══ STORED DATA ══

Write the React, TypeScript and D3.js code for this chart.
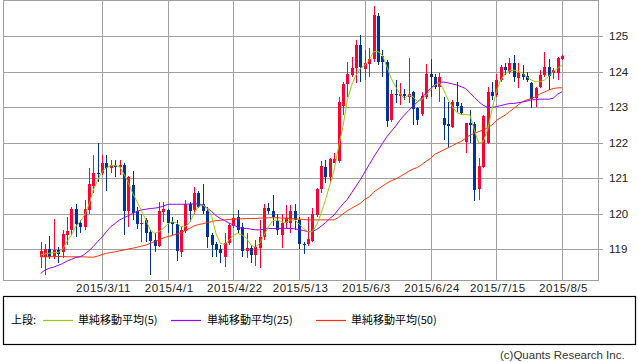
import React from "react";
import * as d3 from "d3";

// USD/JPY daily candles, 2015/2/19 - 2015/8/5 (weekdays)
const openVals = [
  118.77, 118.78, 118.99, 118.77, 118.97, 118.92, 119.39, 119.54, 120.12, 119.74,
  119.62, 120.10, 120.77, 121.15, 121.13, 121.41, 121.27, 121.37, 121.32, 121.37,
  120.08, 120.80, 120.08, 119.70, 119.82, 119.49, 119.25, 119.08, 120.04, 120.10,
  119.77, 119.70, 118.92, 119.52, 120.27, 120.10, 120.59, 120.27, 120.08, 119.39,
  119.14, 118.99, 118.78, 119.18, 119.65, 119.89, 119.63, 118.95, 119.02, 118.83,
  119.02, 119.33, 120.15, 120.08, 119.80, 119.39, 119.74, 119.74, 120.08, 119.82,
  119.14, 119.14, 119.23, 119.96, 120.68, 121.32, 121.02, 121.43, 121.49, 123.03,
  123.65, 123.90, 124.09, 124.75, 124.06, 124.21, 124.34, 125.56, 124.44, 124.28,
  122.63, 123.38, 123.31, 123.38, 123.29, 123.42, 122.96, 122.79, 123.28, 123.93,
  123.84, 123.57, 122.68, 122.52, 122.45, 123.15, 123.03, 122.02, 122.56, 122.52,
  120.68, 121.32, 121.98, 123.43, 123.34, 123.76, 124.14, 124.00, 124.23, 123.81,
  123.93, 123.87, 123.67, 123.24, 123.55, 123.90, 124.14, 123.97, 123.97, 124.34,
];
const highVals = [
  119.21, 119.15, 119.37, 119.84, 119.07, 119.54, 119.91, 120.19, 120.27, 119.82,
  120.38, 121.27, 121.65, 122.00, 121.65, 121.65, 121.51, 121.51, 121.51, 121.41,
  121.06, 121.20, 120.19, 120.00, 119.86, 119.54, 119.44, 120.33, 120.33, 120.12,
  119.91, 119.82, 119.63, 120.38, 120.33, 120.74, 120.62, 120.83, 120.19, 119.44,
  119.21, 119.11, 119.44, 119.72, 120.00, 120.10, 119.74, 119.44, 119.11, 119.25,
  119.82, 120.27, 120.29, 120.52, 120.00, 120.00, 120.24, 120.24, 120.27, 119.91,
  119.21, 119.91, 120.15, 120.71, 121.49, 121.51, 121.55, 121.71, 123.29, 123.71,
  124.28, 124.42, 124.89, 125.03, 124.61, 124.65, 125.85, 125.64, 124.61, 124.32,
  123.48, 123.76, 123.67, 123.52, 124.39, 123.45, 123.01, 123.42, 124.22, 124.36,
  123.94, 123.97, 123.29, 123.15, 123.20, 123.71, 123.10, 122.56, 122.92, 122.59,
  121.55, 122.77, 123.55, 123.71, 123.93, 124.18, 124.23, 124.37, 124.46, 124.23,
  124.18, 123.99, 123.71, 123.55, 124.04, 124.55, 124.34, 124.10, 124.40, 124.46,
];
const lowVals = [
  118.46, 118.27, 118.71, 118.71, 118.60, 118.74, 119.11, 119.39, 119.35, 119.44,
  119.54, 120.00, 120.57, 120.90, 121.08, 120.64, 121.13, 121.04, 121.08, 119.39,
  119.63, 119.82, 119.55, 119.21, 119.21, 118.27, 118.92, 119.07, 119.77, 119.44,
  119.39, 118.67, 118.78, 119.44, 119.77, 120.00, 120.15, 120.00, 119.02, 118.77,
  118.77, 118.60, 118.50, 119.11, 119.58, 119.44, 118.78, 118.74, 118.60, 118.52,
  118.46, 119.25, 120.00, 119.65, 119.39, 119.02, 119.58, 119.44, 119.54, 118.99,
  118.86, 119.08, 119.21, 119.91, 120.57, 120.85, 120.85, 121.41, 121.41, 122.77,
  123.29, 123.85, 123.67, 123.71, 123.76, 123.85, 124.28, 124.18, 123.84, 122.43,
  122.59, 123.10, 123.06, 123.20, 123.10, 122.50, 122.49, 122.76, 123.23, 123.29,
  123.51, 123.15, 122.07, 121.88, 122.40, 122.87, 122.77, 121.70, 121.98, 120.36,
  120.39, 121.27, 121.96, 123.20, 123.29, 123.71, 123.90, 123.93, 123.71, 123.53,
  123.76, 123.71, 122.96, 122.99, 123.53, 123.85, 123.48, 123.80, 123.76, 124.32,
];
const closeVals = [
  118.95, 119.00, 118.78, 118.97, 118.86, 119.42, 119.52, 120.12, 119.70, 119.63,
  120.12, 120.83, 121.15, 121.11, 121.43, 121.27, 121.37, 121.32, 121.37, 120.08,
  121.04, 120.02, 119.70, 119.74, 119.46, 119.23, 119.08, 120.08, 120.12, 119.74,
  119.70, 118.95, 119.54, 120.27, 120.08, 120.59, 120.19, 120.08, 119.35, 119.11,
  118.97, 118.90, 119.18, 119.68, 119.86, 119.54, 118.95, 119.02, 118.83, 119.05,
  119.35, 120.15, 120.08, 119.91, 119.54, 119.74, 119.86, 120.08, 119.82, 119.14,
  119.11, 119.27, 120.00, 120.68, 121.34, 121.02, 121.53, 121.53, 123.15, 123.65,
  123.93, 124.09, 124.75, 124.14, 124.23, 124.34, 125.59, 124.28, 124.28, 122.61,
  123.38, 123.34, 123.38, 123.31, 123.38, 122.94, 122.62, 123.30, 123.93, 123.84,
  123.56, 123.84, 122.49, 122.46, 123.15, 123.03, 122.82, 122.54, 122.49, 120.66,
  121.34, 122.75, 123.43, 123.31, 123.76, 124.14, 124.04, 124.25, 123.85, 123.95,
  123.85, 123.76, 123.22, 123.53, 123.90, 124.14, 123.87, 124.05, 124.37, 124.44,
];

// moving averages
const ma5 = [
  118.83, 118.86, 118.88, 118.90, 118.90, 118.99, 119.21, 119.39, 119.63, 119.77,
  119.96, 120.24, 120.66, 120.94, 121.18, 121.29, 121.35, 121.35, 121.32, 121.11,
  120.87, 120.57, 120.33, 120.08, 119.82, 119.54, 119.44, 119.49, 119.58, 119.70,
  119.77, 119.74, 119.63, 119.63, 119.74, 120.00, 120.19, 120.24, 120.15, 119.93,
  119.44, 119.16, 119.13, 119.25, 119.39, 119.44, 119.39, 119.30, 119.11, 119.05,
  119.16, 119.39, 119.63, 119.80, 119.82, 119.77, 119.74, 119.82, 119.82, 119.70,
  119.58, 119.49, 119.49, 119.68, 120.00, 120.38, 120.80, 121.23, 121.88, 122.45,
  123.20, 123.62, 123.90, 124.09, 124.18, 124.32, 124.56, 124.56, 124.46, 124.14,
  123.81, 123.57, 123.38, 123.24, 123.34, 123.29, 123.15, 123.20, 123.34, 123.48,
  123.62, 123.69, 123.48, 123.20, 123.01, 122.84, 122.79, 122.79, 122.77, 122.35,
  121.98, 122.02, 122.35, 122.92, 123.43, 123.76, 123.93, 124.02, 124.04, 124.01,
  123.95, 123.84, 123.76, 123.71, 123.71, 123.76, 123.87, 124.00, 124.09, 124.18,
];
const ma25 = [
  118.31, 118.41, 118.46, 118.49, 118.54, 118.59, 118.66, 118.71, 118.76, 118.78,
  118.85, 118.95, 119.07, 119.21, 119.33, 119.49, 119.63, 119.72, 119.82, 119.88,
  119.94, 120.00, 120.06, 120.10, 120.12, 120.14, 120.15, 120.17, 120.21, 120.26,
  120.26, 120.26, 120.26, 120.26, 120.27, 120.27, 120.27, 120.23, 120.15, 120.06,
  119.94, 119.86, 119.80, 119.73, 119.68, 119.61, 119.58, 119.58, 119.56, 119.54,
  119.54, 119.56, 119.58, 119.58, 119.58, 119.58, 119.58, 119.58, 119.57, 119.54,
  119.52, 119.49, 119.49, 119.55, 119.64, 119.74, 119.86, 119.96, 120.12, 120.27,
  120.40, 120.59, 120.77, 120.96, 121.17, 121.38, 121.59, 121.78, 121.97, 122.16,
  122.31, 122.46, 122.63, 122.77, 122.90, 123.03, 123.14, 123.26, 123.40, 123.53,
  123.63, 123.70, 123.70, 123.68, 123.65, 123.62, 123.57, 123.52, 123.40, 123.27,
  123.15, 123.05, 122.99, 122.99, 123.01, 123.04, 123.07, 123.10, 123.10, 123.12,
  123.14, 123.17, 123.20, 123.21, 123.22, 123.22, 123.22, 123.25, 123.36, 123.43,
];
const ma50 = [
  118.78, 118.78, 118.78, 118.79, 118.79, 118.79, 118.78, 118.78, 118.78, 118.78,
  118.78, 118.77, 118.77, 118.80, 118.84, 118.88, 118.90, 118.92, 118.95, 118.97,
  119.00, 119.02, 119.05, 119.08, 119.11, 119.16, 119.21, 119.25, 119.31, 119.35,
  119.38, 119.42, 119.46, 119.52, 119.58, 119.65, 119.69, 119.71, 119.74, 119.77,
  119.80, 119.81, 119.82, 119.83, 119.84, 119.85, 119.85, 119.86, 119.86, 119.86,
  119.87, 119.87, 119.88, 119.88, 119.88, 119.87, 119.87, 119.86, 119.85, 119.84,
  119.83, 119.82, 119.82, 119.82, 119.82, 119.82, 119.82, 119.82, 119.89, 119.99,
  120.08, 120.15, 120.22, 120.29, 120.40, 120.47, 120.60, 120.69, 120.77, 120.85,
  120.92, 120.97, 121.04, 121.11, 121.19, 121.25, 121.30, 121.38, 121.47, 121.55,
  121.67, 121.73, 121.79, 121.85, 121.91, 121.98, 122.03, 122.12, 122.21, 122.26,
  122.31, 122.35, 122.42, 122.49, 122.62, 122.70, 122.77, 122.87, 122.96, 123.06,
  123.15, 123.20, 123.24, 123.29, 123.37, 123.42, 123.48, 123.52, 123.54, 123.54,
];

const priceTicks = [119, 120, 121, 122, 123, 124, 125];
const dateTickIndex = [14, 29, 44, 59, 74, 89, 104, 119];
const dateTickLabels = [
  "2015/3/11", "2015/4/1", "2015/4/22", "2015/5/13",
  "2015/6/3", "2015/6/24", "2015/7/15", "2015/8/5",
];
const legendNames = ["単純移動平均(5)", "単純移動平均(25)", "単純移動平均(50)"];

const UP = "#ff0033";
const DOWN = "#003399";
const GRID = "#a0a0a0";
const MA_COLORS = ["#99cc00", "#9900ff", "#ff3300"];

export default function App() {
  const width = 638;
  const height = 362;
  const plot = { left: 3, right: 598, top: 0, bottom: 280 };

  const x = d3.scaleLinear().domain([0, 119]).range([40.7, 562]);
  const y = d3.scaleLinear().domain([119, 125]).range([249, 36]);

  const line = d3
    .line<number>()
    .x((_, i) => x(i))
    .y((d) => y(d));

  const font = "'Liberation Sans', Arial, sans-serif";
  const cjk = "'Noto Sans CJK JP', sans-serif";

  const legendLineX = [43, 171, 316];
  const legendTextX = [78, 207, 351];

  return (
    <svg
      width={width}
      height={height}
      style={{ position: "absolute", left: 0, top: 0, background: "#fff" }}
    >
      <rect x={0} y={0} width={width} height={height} fill="#fff" />

      {/* grid */}
      <g shapeRendering="crispEdges" stroke={GRID} strokeWidth={1}>
        {priceTicks.map((t) => (
          <line key={t} x1={plot.left} x2={plot.right + 5} y1={Math.round(y(t)) + 0.5} y2={Math.round(y(t)) + 0.5} />
        ))}
        {dateTickIndex.map((t) => (
          <line key={t} x1={Math.round(x(t)) + 0.5} x2={Math.round(x(t)) + 0.5} y1={plot.top} y2={plot.bottom} />
        ))}
        <rect
          x={plot.left + 0.5}
          y={plot.top + 0.5}
          width={plot.right - plot.left}
          height={plot.bottom - plot.top}
          fill="none"
        />
      </g>

      {/* candles */}
      <g shapeRendering="crispEdges">
        {closeVals.map((c, i) => {
          const o = openVals[i];
          const cx = Math.round(x(i));
          const col = c >= o ? UP : DOWN;
          const top = y(Math.max(o, c));
          const bot = y(Math.min(o, c));
          return (
            <g key={i}>
              <line x1={cx + 0.5} x2={cx + 0.5} y1={y(highVals[i])} y2={y(lowVals[i])} stroke={col} />
              <rect x={cx - 1} y={top} width={3} height={Math.max(1, bot - top)} fill={col} />
            </g>
          );
        })}
      </g>

      {/* moving averages */}
      <path d={line(ma50) || ""} fill="none" stroke={MA_COLORS[2]} strokeWidth={1} />
      <path d={line(ma25) || ""} fill="none" stroke={MA_COLORS[1]} strokeWidth={1} />
      <path d={line(ma5) || ""} fill="none" stroke={MA_COLORS[0]} strokeWidth={1} />

      {/* price labels */}
      {priceTicks.map((t) => (
        <text key={t} x={609} y={y(t) + 4} fontFamily={font} fontSize={11.5} fill="#222">
          {t}
        </text>
      ))}

      {/* date labels */}
      {dateTickIndex.map((t, k) => (
        <text
          key={t}
          x={x(t) + 1.5}
          y={292}
          textAnchor="middle"
          fontFamily={font}
          fontSize={11.5}
          letterSpacing={0.5}
          fill="#222"
        >
          {dateTickLabels[k]}
        </text>
      ))}

      {/* legend */}
      <rect x={3.5} y={296.5} width={632} height={48} fill="none" stroke="#000" strokeWidth={1.2} />
      <text x={11} y={324} fontFamily={cjk} fontSize={11} fill="#000">
        上段:
      </text>
      {legendNames.map((n, k) => (
        <g key={n}>
          <line x1={legendLineX[k]} x2={legendLineX[k] + 30} y1={320.5} y2={320.5} stroke={MA_COLORS[k]} strokeWidth={1.2} />
          <text x={legendTextX[k]} y={324} fontFamily={cjk} fontSize={11} fill="#000">
            {n}
          </text>
        </g>
      ))}

      <text x={500} y={359} fontFamily={font} fontSize={11.5} fill="#333">
        (c)Quants Research Inc.
      </text>
    </svg>
  );
}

═══

Leave out the pictures, then repeat the listing above exactly from its first line to the line with "import * as", inclusive.

■ **THE RESPONSE**:
Write the React, TypeScript and D3.js code for this chart.
import React from "react";
import * as d3 from "d3";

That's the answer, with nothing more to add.